PERKINSVILLE, Vt. – Dana (Dan) David Atkinson, musician and humanist, born Nov. 24, 1954 in Mount Holly, N.J., died in Perkinsville, Vt. on April 1, 2022. He is survived by his wife Alisa Van Domburg Scipio, siblings Sid Mumford, Deedee Wigler, Phoebe Atkinson, Stacey Fillebrown, and Perry Atkinson, multiple nieces and nephews, and a large selection of friends from all walks of life.

Dan had a quick and delicious wit. His intelligence, insight, and compassion were shared with family, friends, and pets. His curiosity was boundless. As a systems thinker, Dan immersed himself in learning about and exploring ideas from a variety of social and political movements. He was very much interested in socioeconomic structures as they related to the areas of ecological and social justice.

Dan held the role of family historian and documented the service of his father, Dave, a WWII veteran of the battle of Iwo Jima. Additionally, Dan traced his family history and shared the extensive findings with his siblings and extended family.

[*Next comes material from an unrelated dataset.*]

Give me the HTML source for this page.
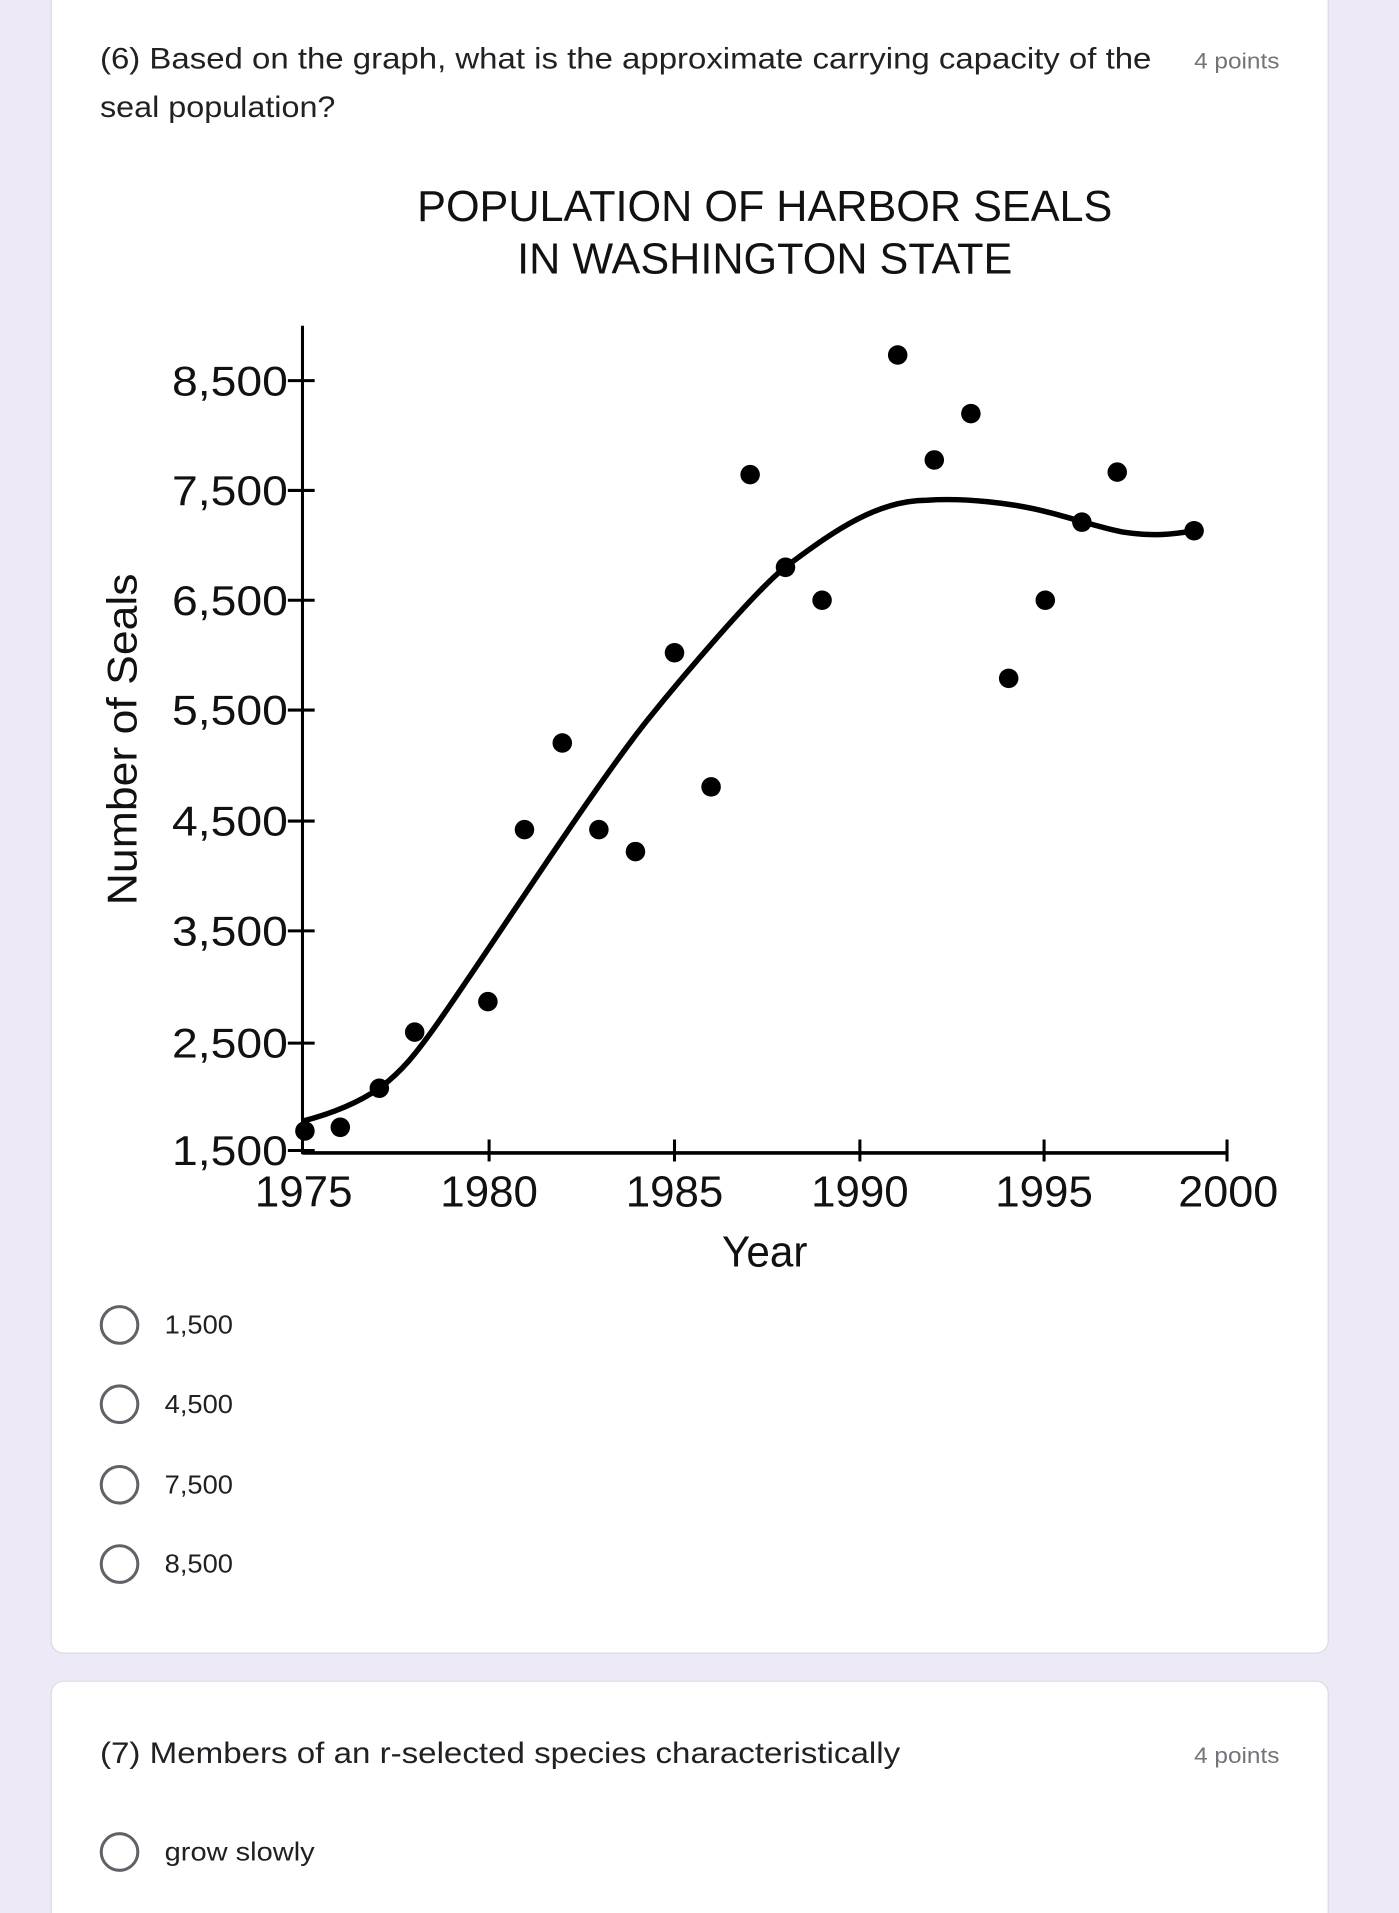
<!DOCTYPE html>
<html><head><meta charset="utf-8"><style>
html,body{margin:0;padding:0;background:#ede9f6;}
svg{display:block;}
</style></head><body>
<svg width="1399" height="1913" viewBox="0 0 1147 1568" preserveAspectRatio="none" xmlns="http://www.w3.org/2000/svg">
<rect x="0" y="0" width="1147" height="1568" fill="#ede9f6"/>
<rect x="42" y="-20" width="1047" height="1375" rx="10" fill="#fff" stroke="#dadce0" stroke-width="1"/>
<rect x="42" y="1378" width="1047" height="220" rx="10" fill="#fff" stroke="#dadce0" stroke-width="1"/>
<g font-family="Liberation Sans, sans-serif" fill="#202124">
<text x="82" y="56" font-size="24" textLength="862" lengthAdjust="spacingAndGlyphs">(6) Based on the graph, what is the approximate carrying capacity of the</text>
<text x="82" y="96" font-size="24" textLength="193" lengthAdjust="spacingAndGlyphs">seal population?</text>
<text x="979" y="56" font-size="18" fill="#70757a" textLength="70" lengthAdjust="spacingAndGlyphs">4 points</text>
<text x="82" y="1445" font-size="24" textLength="656" lengthAdjust="spacingAndGlyphs">(7) Members of an r-selected species characteristically</text>
<text x="979" y="1445" font-size="18" fill="#70757a" textLength="70" lengthAdjust="spacingAndGlyphs">4 points</text>
<g fill="none" stroke="#5f6368" stroke-width="2.5">
<circle cx="98" cy="1086" r="15"/><circle cx="98" cy="1151" r="15"/><circle cx="98" cy="1217" r="15"/><circle cx="98" cy="1282" r="15"/><circle cx="98" cy="1518" r="15"/>
</g>
<g font-size="21">
<text x="135" y="1093" textLength="56" lengthAdjust="spacingAndGlyphs">1,500</text>
<text x="135" y="1158" textLength="56" lengthAdjust="spacingAndGlyphs">4,500</text>
<text x="135" y="1224" textLength="56" lengthAdjust="spacingAndGlyphs">7,500</text>
<text x="135" y="1289" textLength="56" lengthAdjust="spacingAndGlyphs">8,500</text>
<text x="135" y="1525" textLength="123" lengthAdjust="spacingAndGlyphs">grow slowly</text>
</g>
</g>
<g font-family="Liberation Sans, sans-serif" fill="#111">
<text x="342" y="181" font-size="36" textLength="570" lengthAdjust="spacingAndGlyphs">POPULATION OF HARBOR SEALS</text>
<text x="424" y="224" font-size="36" textLength="406" lengthAdjust="spacingAndGlyphs">IN WASHINGTON STATE</text>
<g font-size="34" text-anchor="end">
<text x="236" y="324" textLength="95" lengthAdjust="spacingAndGlyphs">8,500</text>
<text x="236" y="414" textLength="95" lengthAdjust="spacingAndGlyphs">7,500</text>
<text x="236" y="504" textLength="95" lengthAdjust="spacingAndGlyphs">6,500</text>
<text x="236" y="594" textLength="95" lengthAdjust="spacingAndGlyphs">5,500</text>
<text x="236" y="685" textLength="95" lengthAdjust="spacingAndGlyphs">4,500</text>
<text x="236" y="775" textLength="95" lengthAdjust="spacingAndGlyphs">3,500</text>
<text x="236" y="867" textLength="95" lengthAdjust="spacingAndGlyphs">2,500</text>
<text x="236" y="955" textLength="95" lengthAdjust="spacingAndGlyphs">1,500</text>
</g>
<g font-size="36" text-anchor="middle">
<text x="249" y="989" textLength="80" lengthAdjust="spacingAndGlyphs">1975</text>
<text x="401" y="989" textLength="80" lengthAdjust="spacingAndGlyphs">1980</text>
<text x="553" y="989" textLength="80" lengthAdjust="spacingAndGlyphs">1985</text>
<text x="705" y="989" textLength="80" lengthAdjust="spacingAndGlyphs">1990</text>
<text x="856" y="989" textLength="80" lengthAdjust="spacingAndGlyphs">1995</text>
<text x="1007" y="989" textLength="82" lengthAdjust="spacingAndGlyphs">2000</text>
<text x="627" y="1038" textLength="70" lengthAdjust="spacingAndGlyphs">Year</text>
<text transform="translate(112,606) rotate(-90)" x="0" y="0" font-size="34" textLength="272" lengthAdjust="spacingAndGlyphs">Number of Seals</text>
</g>
</g>
<g stroke="#000" stroke-width="2.5" fill="none" stroke-linejoin="round">
<line x1="248" y1="267" x2="248" y2="946"/>
<line x1="248" y1="945" x2="1007" y2="945" stroke-width="3"/>
<line x1="236" y1="312" x2="258" y2="312"/>
<line x1="236" y1="402" x2="258" y2="402"/>
<line x1="236" y1="492" x2="258" y2="492"/>
<line x1="236" y1="582" x2="258" y2="582"/>
<line x1="236" y1="673" x2="258" y2="673"/>
<line x1="236" y1="763" x2="258" y2="763"/>
<line x1="236" y1="855" x2="258" y2="855"/>
<line x1="236" y1="943" x2="258" y2="943"/>
<line x1="401" y1="934" x2="401" y2="952"/>
<line x1="553" y1="934" x2="553" y2="952"/>
<line x1="705" y1="934" x2="705" y2="952"/>
<line x1="856" y1="934" x2="856" y2="952"/>
<line x1="1006" y1="934" x2="1006" y2="952"/>
<path d="M248,919 C275,912 295,903 311,892 C330,878 342,862 355,844 C395,788 486,646 531,590 C556,559 620,483 645,464 C685,434 720,410 760,410 C790,408 830,412 860,420 C880,425 900,432 920,436 C945,440 962,438 979,435" stroke-width="4.5"/>
</g>
<g fill="#000">
<circle cx="250" cy="927" r="8"/><circle cx="279" cy="924" r="8"/><circle cx="311" cy="892" r="8"/><circle cx="340" cy="846" r="8"/><circle cx="400" cy="821" r="8"/><circle cx="430" cy="680" r="8"/><circle cx="461" cy="609" r="8"/><circle cx="491" cy="680" r="8"/><circle cx="521" cy="698" r="8"/><circle cx="553" cy="535" r="8"/><circle cx="583" cy="645" r="8"/><circle cx="615" cy="389" r="8"/><circle cx="644" cy="465" r="8"/><circle cx="674" cy="492" r="8"/><circle cx="736" cy="291" r="8"/><circle cx="766" cy="377" r="8"/><circle cx="796" cy="339" r="8"/><circle cx="827" cy="556" r="8"/><circle cx="857" cy="492" r="8"/><circle cx="887" cy="428" r="8"/><circle cx="916" cy="387" r="8"/><circle cx="979" cy="435" r="8"/>
</g>
</svg>
</body></html>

Dan was a prolific guitarist and was happiest with a guitar in his hand, whether jamming with his friends or providing a melodious backdrop to whatever activities were unfolding. He composed a large body of unique songs and frequently referred to these unfinished tunes as “works in progress.” Bringing together his love of music and training in electronics, Dan was a member of the “site crew” at the Falcon Ridge folk festival. In the visual arts, his strengths of creativity and humor found a myriad of pathways of artistic expression stemming from his appreciation of John Lennon’s earliest sketches to M.C. Esher’s extraordinarily complex graphics.

There is no better way to remind us of him than by the kindnesses he gave to the world. To his wife, siblings, nieces, nephews, and vast community of friends he left as a beloved and cherished human being who led a most remarkable life. Dan was grateful for and proud of his decades long sobriety and was always ready to pass it on, lending a hand where needed, as a fellow in recovery.

Steve Leder writes in “The Beauty of What Remains,” “the pain of our loss is the greatest evidence we can offer of the importance and meaning of life.” Keeping with his wishes, there will be no memorial service apart from a celebration of life, which will be held at a future date. Until that time, please gather your family and friends together and celebrate your own lives; keep the “home fires burning,” as Dan always did.

We love you dearly, Dan, and you are precious to so many on this earth. If gratitude is the heart’s memory, our hearts are filled with appreciation for you even as we mourn your passing.